## START GIVEN DATA

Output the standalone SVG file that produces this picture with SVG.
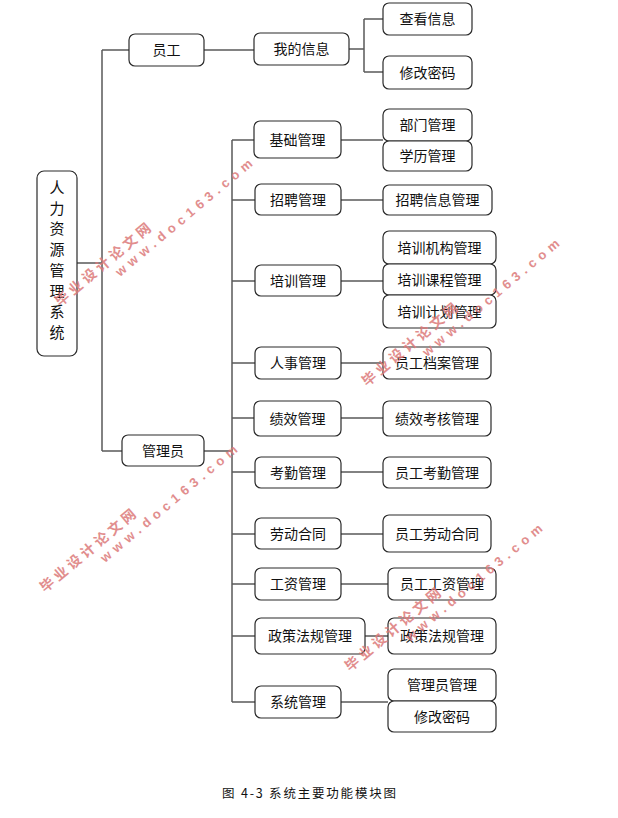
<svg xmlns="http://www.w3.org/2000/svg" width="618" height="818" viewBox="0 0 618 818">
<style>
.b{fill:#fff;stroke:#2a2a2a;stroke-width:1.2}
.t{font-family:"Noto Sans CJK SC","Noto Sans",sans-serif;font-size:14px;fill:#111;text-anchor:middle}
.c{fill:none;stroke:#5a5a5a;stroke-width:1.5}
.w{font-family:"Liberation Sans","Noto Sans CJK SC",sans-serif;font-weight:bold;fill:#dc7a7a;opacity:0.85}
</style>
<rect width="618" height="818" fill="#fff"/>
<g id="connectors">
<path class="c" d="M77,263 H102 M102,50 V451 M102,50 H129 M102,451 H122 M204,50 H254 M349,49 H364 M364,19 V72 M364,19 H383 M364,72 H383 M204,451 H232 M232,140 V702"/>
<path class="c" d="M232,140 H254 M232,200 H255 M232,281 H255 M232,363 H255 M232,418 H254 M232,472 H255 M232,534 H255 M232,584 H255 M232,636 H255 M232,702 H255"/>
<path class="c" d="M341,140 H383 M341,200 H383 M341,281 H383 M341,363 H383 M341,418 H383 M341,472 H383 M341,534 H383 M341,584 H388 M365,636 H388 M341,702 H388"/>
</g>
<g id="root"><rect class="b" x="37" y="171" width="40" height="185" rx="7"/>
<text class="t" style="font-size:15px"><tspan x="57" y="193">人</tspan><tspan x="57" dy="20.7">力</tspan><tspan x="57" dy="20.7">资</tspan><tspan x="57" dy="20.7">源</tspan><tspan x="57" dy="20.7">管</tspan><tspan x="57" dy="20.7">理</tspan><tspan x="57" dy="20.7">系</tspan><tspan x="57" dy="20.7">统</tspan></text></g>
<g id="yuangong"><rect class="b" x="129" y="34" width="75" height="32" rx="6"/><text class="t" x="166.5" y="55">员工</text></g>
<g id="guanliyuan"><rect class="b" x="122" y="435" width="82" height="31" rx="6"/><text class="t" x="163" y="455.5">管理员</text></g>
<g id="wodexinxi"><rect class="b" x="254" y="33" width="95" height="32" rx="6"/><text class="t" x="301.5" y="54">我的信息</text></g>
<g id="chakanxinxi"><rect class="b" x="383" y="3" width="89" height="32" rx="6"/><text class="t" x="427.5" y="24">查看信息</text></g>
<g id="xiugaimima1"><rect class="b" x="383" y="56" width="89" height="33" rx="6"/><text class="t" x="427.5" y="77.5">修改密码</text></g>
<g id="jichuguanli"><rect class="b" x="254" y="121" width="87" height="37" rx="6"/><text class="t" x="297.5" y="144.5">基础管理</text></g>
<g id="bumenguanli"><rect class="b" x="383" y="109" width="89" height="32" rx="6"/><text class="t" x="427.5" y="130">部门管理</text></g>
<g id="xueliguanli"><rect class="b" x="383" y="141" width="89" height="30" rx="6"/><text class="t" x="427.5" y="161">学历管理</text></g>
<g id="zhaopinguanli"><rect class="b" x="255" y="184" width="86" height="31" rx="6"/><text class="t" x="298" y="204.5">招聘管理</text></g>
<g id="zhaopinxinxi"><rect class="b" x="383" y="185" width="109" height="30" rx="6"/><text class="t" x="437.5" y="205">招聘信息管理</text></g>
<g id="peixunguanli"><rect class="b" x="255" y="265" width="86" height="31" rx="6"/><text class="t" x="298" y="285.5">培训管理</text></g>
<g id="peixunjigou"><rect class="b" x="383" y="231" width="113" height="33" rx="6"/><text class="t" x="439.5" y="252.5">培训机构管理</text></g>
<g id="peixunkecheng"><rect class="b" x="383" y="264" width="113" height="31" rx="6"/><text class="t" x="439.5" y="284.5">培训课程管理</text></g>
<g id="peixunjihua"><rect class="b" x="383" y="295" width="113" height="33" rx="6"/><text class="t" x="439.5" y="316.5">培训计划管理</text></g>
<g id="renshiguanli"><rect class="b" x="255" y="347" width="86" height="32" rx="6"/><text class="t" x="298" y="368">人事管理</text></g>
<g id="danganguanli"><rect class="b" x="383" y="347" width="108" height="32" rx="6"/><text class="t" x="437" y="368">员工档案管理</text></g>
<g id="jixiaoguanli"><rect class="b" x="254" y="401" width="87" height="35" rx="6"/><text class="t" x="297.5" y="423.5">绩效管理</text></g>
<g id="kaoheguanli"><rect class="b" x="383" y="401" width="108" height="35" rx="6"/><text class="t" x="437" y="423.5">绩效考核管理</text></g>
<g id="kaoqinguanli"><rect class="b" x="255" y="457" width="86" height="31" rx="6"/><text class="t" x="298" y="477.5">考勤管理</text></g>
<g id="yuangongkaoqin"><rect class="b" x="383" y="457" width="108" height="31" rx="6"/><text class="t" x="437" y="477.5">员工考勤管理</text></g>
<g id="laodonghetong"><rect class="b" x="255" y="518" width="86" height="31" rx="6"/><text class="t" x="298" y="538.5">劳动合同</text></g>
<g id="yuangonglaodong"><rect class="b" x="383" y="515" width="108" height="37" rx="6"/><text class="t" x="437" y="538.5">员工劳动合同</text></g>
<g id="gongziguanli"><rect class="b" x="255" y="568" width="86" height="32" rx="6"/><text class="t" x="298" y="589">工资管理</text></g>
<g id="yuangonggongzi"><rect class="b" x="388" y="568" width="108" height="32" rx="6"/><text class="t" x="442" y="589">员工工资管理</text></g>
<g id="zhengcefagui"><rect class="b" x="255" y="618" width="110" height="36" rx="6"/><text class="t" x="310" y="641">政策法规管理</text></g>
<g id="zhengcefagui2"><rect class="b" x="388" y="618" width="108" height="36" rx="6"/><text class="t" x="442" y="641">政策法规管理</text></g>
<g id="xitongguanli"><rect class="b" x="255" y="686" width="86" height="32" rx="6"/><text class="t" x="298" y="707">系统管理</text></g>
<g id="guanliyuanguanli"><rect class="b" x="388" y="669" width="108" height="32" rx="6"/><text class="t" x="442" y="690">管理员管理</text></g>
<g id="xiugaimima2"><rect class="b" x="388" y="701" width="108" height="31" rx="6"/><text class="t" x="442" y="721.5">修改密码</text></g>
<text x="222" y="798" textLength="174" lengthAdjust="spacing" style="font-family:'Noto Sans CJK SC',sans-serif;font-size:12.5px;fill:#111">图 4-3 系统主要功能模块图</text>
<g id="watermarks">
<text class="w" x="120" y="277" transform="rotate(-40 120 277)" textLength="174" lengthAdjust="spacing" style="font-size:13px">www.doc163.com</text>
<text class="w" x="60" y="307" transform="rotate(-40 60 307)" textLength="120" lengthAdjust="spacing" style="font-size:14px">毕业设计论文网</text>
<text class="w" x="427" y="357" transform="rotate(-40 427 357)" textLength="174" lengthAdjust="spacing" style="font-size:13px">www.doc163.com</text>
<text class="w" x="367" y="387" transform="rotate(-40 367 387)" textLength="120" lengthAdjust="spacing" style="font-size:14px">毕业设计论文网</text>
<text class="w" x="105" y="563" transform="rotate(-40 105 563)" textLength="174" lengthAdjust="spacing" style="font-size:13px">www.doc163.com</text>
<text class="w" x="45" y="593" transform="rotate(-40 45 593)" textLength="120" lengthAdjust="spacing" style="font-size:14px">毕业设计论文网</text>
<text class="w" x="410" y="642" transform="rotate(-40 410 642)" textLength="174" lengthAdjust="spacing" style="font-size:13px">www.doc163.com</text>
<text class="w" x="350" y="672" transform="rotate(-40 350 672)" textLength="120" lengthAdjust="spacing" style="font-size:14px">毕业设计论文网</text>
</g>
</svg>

## END GIVEN DATA

STATED TASK
Write the listing out a second time exactly, dropping all images.

RESPONSE TO THIS EXERCISE
Output the standalone SVG file that produces this picture with SVG.
<svg xmlns="http://www.w3.org/2000/svg" width="618" height="818" viewBox="0 0 618 818">
<style>
.b{fill:#fff;stroke:#2a2a2a;stroke-width:1.2}
.t{font-family:"Noto Sans CJK SC","Noto Sans",sans-serif;font-size:14px;fill:#111;text-anchor:middle}
.c{fill:none;stroke:#5a5a5a;stroke-width:1.5}
.w{font-family:"Liberation Sans","Noto Sans CJK SC",sans-serif;font-weight:bold;fill:#dc7a7a;opacity:0.85}
</style>
<rect width="618" height="818" fill="#fff"/>
<g id="connectors">
<path class="c" d="M77,263 H102 M102,50 V451 M102,50 H129 M102,451 H122 M204,50 H254 M349,49 H364 M364,19 V72 M364,19 H383 M364,72 H383 M204,451 H232 M232,140 V702"/>
<path class="c" d="M232,140 H254 M232,200 H255 M232,281 H255 M232,363 H255 M232,418 H254 M232,472 H255 M232,534 H255 M232,584 H255 M232,636 H255 M232,702 H255"/>
<path class="c" d="M341,140 H383 M341,200 H383 M341,281 H383 M341,363 H383 M341,418 H383 M341,472 H383 M341,534 H383 M341,584 H388 M365,636 H388 M341,702 H388"/>
</g>
<g id="root"><rect class="b" x="37" y="171" width="40" height="185" rx="7"/>
<text class="t" style="font-size:15px"><tspan x="57" y="193">人</tspan><tspan x="57" dy="20.7">力</tspan><tspan x="57" dy="20.7">资</tspan><tspan x="57" dy="20.7">源</tspan><tspan x="57" dy="20.7">管</tspan><tspan x="57" dy="20.7">理</tspan><tspan x="57" dy="20.7">系</tspan><tspan x="57" dy="20.7">统</tspan></text></g>
<g id="yuangong"><rect class="b" x="129" y="34" width="75" height="32" rx="6"/><text class="t" x="166.5" y="55">员工</text></g>
<g id="guanliyuan"><rect class="b" x="122" y="435" width="82" height="31" rx="6"/><text class="t" x="163" y="455.5">管理员</text></g>
<g id="wodexinxi"><rect class="b" x="254" y="33" width="95" height="32" rx="6"/><text class="t" x="301.5" y="54">我的信息</text></g>
<g id="chakanxinxi"><rect class="b" x="383" y="3" width="89" height="32" rx="6"/><text class="t" x="427.5" y="24">查看信息</text></g>
<g id="xiugaimima1"><rect class="b" x="383" y="56" width="89" height="33" rx="6"/><text class="t" x="427.5" y="77.5">修改密码</text></g>
<g id="jichuguanli"><rect class="b" x="254" y="121" width="87" height="37" rx="6"/><text class="t" x="297.5" y="144.5">基础管理</text></g>
<g id="bumenguanli"><rect class="b" x="383" y="109" width="89" height="32" rx="6"/><text class="t" x="427.5" y="130">部门管理</text></g>
<g id="xueliguanli"><rect class="b" x="383" y="141" width="89" height="30" rx="6"/><text class="t" x="427.5" y="161">学历管理</text></g>
<g id="zhaopinguanli"><rect class="b" x="255" y="184" width="86" height="31" rx="6"/><text class="t" x="298" y="204.5">招聘管理</text></g>
<g id="zhaopinxinxi"><rect class="b" x="383" y="185" width="109" height="30" rx="6"/><text class="t" x="437.5" y="205">招聘信息管理</text></g>
<g id="peixunguanli"><rect class="b" x="255" y="265" width="86" height="31" rx="6"/><text class="t" x="298" y="285.5">培训管理</text></g>
<g id="peixunjigou"><rect class="b" x="383" y="231" width="113" height="33" rx="6"/><text class="t" x="439.5" y="252.5">培训机构管理</text></g>
<g id="peixunkecheng"><rect class="b" x="383" y="264" width="113" height="31" rx="6"/><text class="t" x="439.5" y="284.5">培训课程管理</text></g>
<g id="peixunjihua"><rect class="b" x="383" y="295" width="113" height="33" rx="6"/><text class="t" x="439.5" y="316.5">培训计划管理</text></g>
<g id="renshiguanli"><rect class="b" x="255" y="347" width="86" height="32" rx="6"/><text class="t" x="298" y="368">人事管理</text></g>
<g id="danganguanli"><rect class="b" x="383" y="347" width="108" height="32" rx="6"/><text class="t" x="437" y="368">员工档案管理</text></g>
<g id="jixiaoguanli"><rect class="b" x="254" y="401" width="87" height="35" rx="6"/><text class="t" x="297.5" y="423.5">绩效管理</text></g>
<g id="kaoheguanli"><rect class="b" x="383" y="401" width="108" height="35" rx="6"/><text class="t" x="437" y="423.5">绩效考核管理</text></g>
<g id="kaoqinguanli"><rect class="b" x="255" y="457" width="86" height="31" rx="6"/><text class="t" x="298" y="477.5">考勤管理</text></g>
<g id="yuangongkaoqin"><rect class="b" x="383" y="457" width="108" height="31" rx="6"/><text class="t" x="437" y="477.5">员工考勤管理</text></g>
<g id="laodonghetong"><rect class="b" x="255" y="518" width="86" height="31" rx="6"/><text class="t" x="298" y="538.5">劳动合同</text></g>
<g id="yuangonglaodong"><rect class="b" x="383" y="515" width="108" height="37" rx="6"/><text class="t" x="437" y="538.5">员工劳动合同</text></g>
<g id="gongziguanli"><rect class="b" x="255" y="568" width="86" height="32" rx="6"/><text class="t" x="298" y="589">工资管理</text></g>
<g id="yuangonggongzi"><rect class="b" x="388" y="568" width="108" height="32" rx="6"/><text class="t" x="442" y="589">员工工资管理</text></g>
<g id="zhengcefagui"><rect class="b" x="255" y="618" width="110" height="36" rx="6"/><text class="t" x="310" y="641">政策法规管理</text></g>
<g id="zhengcefagui2"><rect class="b" x="388" y="618" width="108" height="36" rx="6"/><text class="t" x="442" y="641">政策法规管理</text></g>
<g id="xitongguanli"><rect class="b" x="255" y="686" width="86" height="32" rx="6"/><text class="t" x="298" y="707">系统管理</text></g>
<g id="guanliyuanguanli"><rect class="b" x="388" y="669" width="108" height="32" rx="6"/><text class="t" x="442" y="690">管理员管理</text></g>
<g id="xiugaimima2"><rect class="b" x="388" y="701" width="108" height="31" rx="6"/><text class="t" x="442" y="721.5">修改密码</text></g>
<text x="222" y="798" textLength="174" lengthAdjust="spacing" style="font-family:'Noto Sans CJK SC',sans-serif;font-size:12.5px;fill:#111">图 4-3 系统主要功能模块图</text>
<g id="watermarks">
<text class="w" x="120" y="277" transform="rotate(-40 120 277)" textLength="174" lengthAdjust="spacing" style="font-size:13px">www.doc163.com</text>
<text class="w" x="60" y="307" transform="rotate(-40 60 307)" textLength="120" lengthAdjust="spacing" style="font-size:14px">毕业设计论文网</text>
<text class="w" x="427" y="357" transform="rotate(-40 427 357)" textLength="174" lengthAdjust="spacing" style="font-size:13px">www.doc163.com</text>
<text class="w" x="367" y="387" transform="rotate(-40 367 387)" textLength="120" lengthAdjust="spacing" style="font-size:14px">毕业设计论文网</text>
<text class="w" x="105" y="563" transform="rotate(-40 105 563)" textLength="174" lengthAdjust="spacing" style="font-size:13px">www.doc163.com</text>
<text class="w" x="45" y="593" transform="rotate(-40 45 593)" textLength="120" lengthAdjust="spacing" style="font-size:14px">毕业设计论文网</text>
<text class="w" x="410" y="642" transform="rotate(-40 410 642)" textLength="174" lengthAdjust="spacing" style="font-size:13px">www.doc163.com</text>
<text class="w" x="350" y="672" transform="rotate(-40 350 672)" textLength="120" lengthAdjust="spacing" style="font-size:14px">毕业设计论文网</text>
</g>
</svg>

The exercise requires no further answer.